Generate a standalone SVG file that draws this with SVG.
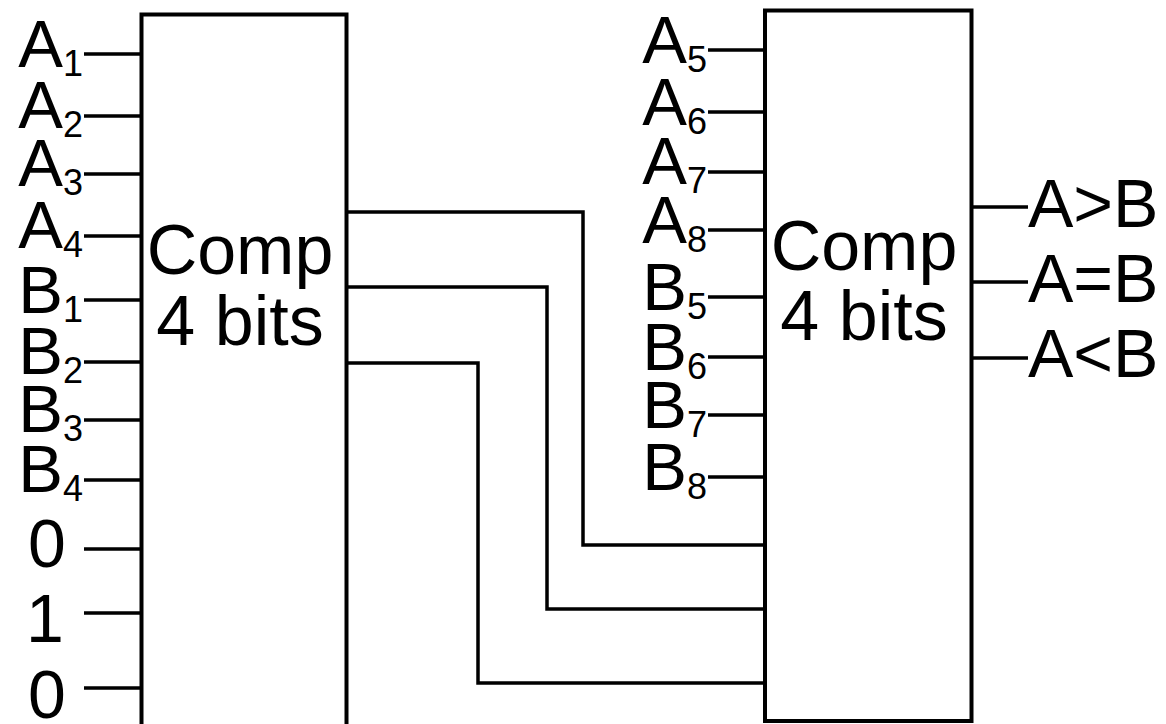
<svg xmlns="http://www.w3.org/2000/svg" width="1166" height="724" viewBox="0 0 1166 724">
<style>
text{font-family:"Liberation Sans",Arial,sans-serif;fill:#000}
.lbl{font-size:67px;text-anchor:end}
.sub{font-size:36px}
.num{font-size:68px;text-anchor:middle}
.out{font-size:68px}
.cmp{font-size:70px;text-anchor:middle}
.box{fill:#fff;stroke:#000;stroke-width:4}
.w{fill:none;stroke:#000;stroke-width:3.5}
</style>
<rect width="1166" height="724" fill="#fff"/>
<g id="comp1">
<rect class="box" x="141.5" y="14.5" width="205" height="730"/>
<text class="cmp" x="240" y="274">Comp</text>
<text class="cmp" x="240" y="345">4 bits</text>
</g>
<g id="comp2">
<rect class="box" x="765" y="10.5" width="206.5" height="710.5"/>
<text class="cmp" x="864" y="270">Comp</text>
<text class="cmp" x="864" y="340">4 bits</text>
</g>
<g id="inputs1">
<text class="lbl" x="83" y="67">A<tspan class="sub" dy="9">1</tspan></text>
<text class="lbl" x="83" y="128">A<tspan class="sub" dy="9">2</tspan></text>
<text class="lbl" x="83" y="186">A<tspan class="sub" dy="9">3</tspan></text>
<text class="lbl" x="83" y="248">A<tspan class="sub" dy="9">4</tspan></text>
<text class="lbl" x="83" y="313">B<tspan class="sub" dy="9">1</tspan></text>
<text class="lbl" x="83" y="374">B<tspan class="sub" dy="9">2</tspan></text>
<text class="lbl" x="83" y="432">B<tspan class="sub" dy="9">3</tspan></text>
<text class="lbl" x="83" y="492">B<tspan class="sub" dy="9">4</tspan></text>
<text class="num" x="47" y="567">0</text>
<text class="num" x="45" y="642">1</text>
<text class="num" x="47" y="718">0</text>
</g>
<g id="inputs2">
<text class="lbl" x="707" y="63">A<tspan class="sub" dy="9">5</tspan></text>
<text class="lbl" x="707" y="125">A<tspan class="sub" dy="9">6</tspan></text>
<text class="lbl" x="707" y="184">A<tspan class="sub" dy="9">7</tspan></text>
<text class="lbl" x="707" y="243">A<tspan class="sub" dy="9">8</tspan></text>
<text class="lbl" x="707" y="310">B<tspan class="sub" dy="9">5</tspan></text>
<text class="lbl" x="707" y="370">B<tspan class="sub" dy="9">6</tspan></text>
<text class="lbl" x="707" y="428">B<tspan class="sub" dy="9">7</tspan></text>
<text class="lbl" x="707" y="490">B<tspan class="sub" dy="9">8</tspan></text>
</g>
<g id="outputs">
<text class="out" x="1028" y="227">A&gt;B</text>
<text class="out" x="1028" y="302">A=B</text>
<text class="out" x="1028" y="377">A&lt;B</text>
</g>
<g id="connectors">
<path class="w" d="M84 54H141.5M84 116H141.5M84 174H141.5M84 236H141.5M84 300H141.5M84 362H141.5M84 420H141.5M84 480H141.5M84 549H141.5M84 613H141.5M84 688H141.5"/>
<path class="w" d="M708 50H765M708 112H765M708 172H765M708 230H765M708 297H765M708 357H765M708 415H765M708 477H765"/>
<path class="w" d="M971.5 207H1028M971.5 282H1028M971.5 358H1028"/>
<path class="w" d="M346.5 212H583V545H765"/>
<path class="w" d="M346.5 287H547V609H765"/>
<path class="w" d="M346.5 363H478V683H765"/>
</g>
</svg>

━━━━━━━━━━━━━━━━

Copy all the data exactly as written, but skip any picture.

Generate a standalone SVG file that draws this with SVG.
<svg xmlns="http://www.w3.org/2000/svg" width="1166" height="724" viewBox="0 0 1166 724">
<style>
text{font-family:"Liberation Sans",Arial,sans-serif;fill:#000}
.lbl{font-size:67px;text-anchor:end}
.sub{font-size:36px}
.num{font-size:68px;text-anchor:middle}
.out{font-size:68px}
.cmp{font-size:70px;text-anchor:middle}
.box{fill:#fff;stroke:#000;stroke-width:4}
.w{fill:none;stroke:#000;stroke-width:3.5}
</style>
<rect width="1166" height="724" fill="#fff"/>
<g id="comp1">
<rect class="box" x="141.5" y="14.5" width="205" height="730"/>
<text class="cmp" x="240" y="274">Comp</text>
<text class="cmp" x="240" y="345">4 bits</text>
</g>
<g id="comp2">
<rect class="box" x="765" y="10.5" width="206.5" height="710.5"/>
<text class="cmp" x="864" y="270">Comp</text>
<text class="cmp" x="864" y="340">4 bits</text>
</g>
<g id="inputs1">
<text class="lbl" x="83" y="67">A<tspan class="sub" dy="9">1</tspan></text>
<text class="lbl" x="83" y="128">A<tspan class="sub" dy="9">2</tspan></text>
<text class="lbl" x="83" y="186">A<tspan class="sub" dy="9">3</tspan></text>
<text class="lbl" x="83" y="248">A<tspan class="sub" dy="9">4</tspan></text>
<text class="lbl" x="83" y="313">B<tspan class="sub" dy="9">1</tspan></text>
<text class="lbl" x="83" y="374">B<tspan class="sub" dy="9">2</tspan></text>
<text class="lbl" x="83" y="432">B<tspan class="sub" dy="9">3</tspan></text>
<text class="lbl" x="83" y="492">B<tspan class="sub" dy="9">4</tspan></text>
<text class="num" x="47" y="567">0</text>
<text class="num" x="45" y="642">1</text>
<text class="num" x="47" y="718">0</text>
</g>
<g id="inputs2">
<text class="lbl" x="707" y="63">A<tspan class="sub" dy="9">5</tspan></text>
<text class="lbl" x="707" y="125">A<tspan class="sub" dy="9">6</tspan></text>
<text class="lbl" x="707" y="184">A<tspan class="sub" dy="9">7</tspan></text>
<text class="lbl" x="707" y="243">A<tspan class="sub" dy="9">8</tspan></text>
<text class="lbl" x="707" y="310">B<tspan class="sub" dy="9">5</tspan></text>
<text class="lbl" x="707" y="370">B<tspan class="sub" dy="9">6</tspan></text>
<text class="lbl" x="707" y="428">B<tspan class="sub" dy="9">7</tspan></text>
<text class="lbl" x="707" y="490">B<tspan class="sub" dy="9">8</tspan></text>
</g>
<g id="outputs">
<text class="out" x="1028" y="227">A&gt;B</text>
<text class="out" x="1028" y="302">A=B</text>
<text class="out" x="1028" y="377">A&lt;B</text>
</g>
<g id="connectors">
<path class="w" d="M84 54H141.5M84 116H141.5M84 174H141.5M84 236H141.5M84 300H141.5M84 362H141.5M84 420H141.5M84 480H141.5M84 549H141.5M84 613H141.5M84 688H141.5"/>
<path class="w" d="M708 50H765M708 112H765M708 172H765M708 230H765M708 297H765M708 357H765M708 415H765M708 477H765"/>
<path class="w" d="M971.5 207H1028M971.5 282H1028M971.5 358H1028"/>
<path class="w" d="M346.5 212H583V545H765"/>
<path class="w" d="M346.5 287H547V609H765"/>
<path class="w" d="M346.5 363H478V683H765"/>
</g>
</svg>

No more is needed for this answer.